** Start of SUPPLIED INFORMATION **

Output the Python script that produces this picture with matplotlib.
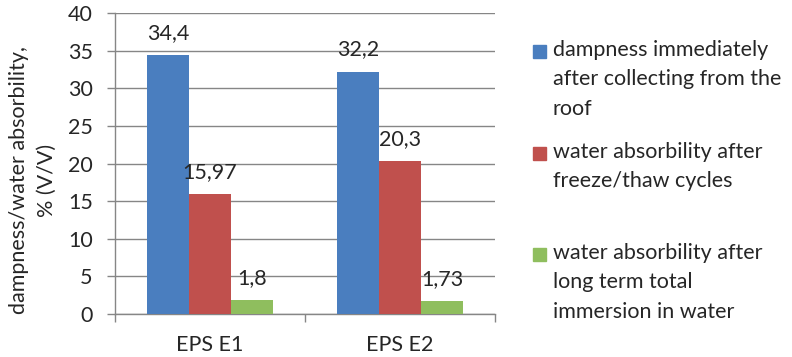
import matplotlib
matplotlib.use("Agg")
import matplotlib.pyplot as plt
from matplotlib.patches import Rectangle
import numpy as np

plt.rcParams['font.family'] = ['Lato', 'DejaVu Sans']

categories = ["EPS E1", "EPS E2"]
series_names = [
    "dampness immediately\nafter collecting from the\nroof",
    "water absorbility after\nfreeze/thaw cycles",
    "water absorbility after\nlong term total\nimmersion in water",
]
series_values = [
    [34.4, 32.2],
    [15.97, 20.3],
    [1.8, 1.73],
]
value_labels = [
    ["34,4", "32,2"],
    ["15,97", "20,3"],
    ["1,8", "1,73"],
]
colors = ["#4A7EBF", "#C0504D", "#8FBE5E"]
y_ticks = [0, 5, 10, 15, 20, 25, 30, 35, 40]

W, H = 792, 357
fig = plt.figure(figsize=(W / 100, H / 100), dpi=100)
ax_left, ax_right, ax_top, ax_bot = 115, 495, 13, 314
ax = fig.add_axes([ax_left / W, 1 - ax_bot / H, (ax_right - ax_left) / W, (ax_bot - ax_top) / H])

text_color = "#262626"
axis_color = "#868686"
fs = 15.5

bar_w = 42 / 190
x = np.arange(len(categories))
for i, (vals, labs, col) in enumerate(zip(series_values, value_labels, colors)):
    pos = x + (i - 1) * bar_w
    ax.bar(pos, vals, width=bar_w, color=col, zorder=3)
    for px, v, lab in zip(pos, vals, labs):
        ax.annotate(lab, (px, v), xytext=(0, 16), textcoords="offset points",
                    ha="center", va="center", fontsize=fs, color=text_color)

ax.set_xlim(-0.5, 1.5)
ax.set_ylim(0, 40)
ax.set_yticks(y_ticks)
ax.set_yticklabels([str(t) for t in y_ticks])
ax.yaxis.grid(True, color=axis_color, linewidth=1.0, zorder=0)
ax.set_axisbelow(True)

ax.set_xticks([-0.5, 0.5, 1.5])
ax.set_xticklabels([])
ax.set_xticks(x, minor=True)
ax.set_xticklabels(categories, minor=True)
ax.tick_params(axis="x", which="major", length=6, width=1, color=axis_color, direction="out")
ax.tick_params(axis="x", which="minor", length=0, pad=15, labelsize=fs, labelcolor=text_color)
ax.tick_params(axis="y", length=6, width=1, color=axis_color, direction="out", pad=10,
               labelsize=fs, labelcolor=text_color)

for s in ["top", "right"]:
    ax.spines[s].set_visible(False)
for s in ["left", "bottom"]:
    ax.spines[s].set_color(axis_color)
    ax.spines[s].set_linewidth(1.0)

fig.text(33 / W, 1 - 180 / H, "dampness/water absorbility,\n% (V/V)", rotation=90,
         ha="center", va="center", multialignment="center", fontsize=fs,
         color=text_color, linespacing=1.45)

# legend drawn in pixel positions on the figure
legend_tops = [53, 155, 256]
for name, col, yc in zip(series_names, colors, legend_tops):
    fig.patches.append(Rectangle(((533) / W, 1 - (yc + 5) / H), 13 / W, 13 / H,
                                 transform=fig.transFigure, color=col))
    fig.text(553 / W, 1 - (yc - 13) / H, name, ha="left", va="top", fontsize=fs,
             color=text_color, linespacing=1.58)

fig.savefig("out.png", dpi=100)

** End of SUPPLIED INFORMATION **

■ SET EXERCISE:
Leave the pictures out and reproduce exactly the lines from the top of the listing above through the line with "ax.set_axisbelow(True)".

■ EXERCISE RESULT:
Output the Python script that produces this picture with matplotlib.
import matplotlib
matplotlib.use("Agg")
import matplotlib.pyplot as plt
from matplotlib.patches import Rectangle
import numpy as np

plt.rcParams['font.family'] = ['Lato', 'DejaVu Sans']

categories = ["EPS E1", "EPS E2"]
series_names = [
    "dampness immediately\nafter collecting from the\nroof",
    "water absorbility after\nfreeze/thaw cycles",
    "water absorbility after\nlong term total\nimmersion in water",
]
series_values = [
    [34.4, 32.2],
    [15.97, 20.3],
    [1.8, 1.73],
]
value_labels = [
    ["34,4", "32,2"],
    ["15,97", "20,3"],
    ["1,8", "1,73"],
]
colors = ["#4A7EBF", "#C0504D", "#8FBE5E"]
y_ticks = [0, 5, 10, 15, 20, 25, 30, 35, 40]

W, H = 792, 357
fig = plt.figure(figsize=(W / 100, H / 100), dpi=100)
ax_left, ax_right, ax_top, ax_bot = 115, 495, 13, 314
ax = fig.add_axes([ax_left / W, 1 - ax_bot / H, (ax_right - ax_left) / W, (ax_bot - ax_top) / H])

text_color = "#262626"
axis_color = "#868686"
fs = 15.5

bar_w = 42 / 190
x = np.arange(len(categories))
for i, (vals, labs, col) in enumerate(zip(series_values, value_labels, colors)):
    pos = x + (i - 1) * bar_w
    ax.bar(pos, vals, width=bar_w, color=col, zorder=3)
    for px, v, lab in zip(pos, vals, labs):
        ax.annotate(lab, (px, v), xytext=(0, 16), textcoords="offset points",
                    ha="center", va="center", fontsize=fs, color=text_color)

ax.set_xlim(-0.5, 1.5)
ax.set_ylim(0, 40)
ax.set_yticks(y_ticks)
ax.set_yticklabels([str(t) for t in y_ticks])
ax.yaxis.grid(True, color=axis_color, linewidth=1.0, zorder=0)
ax.set_axisbelow(True)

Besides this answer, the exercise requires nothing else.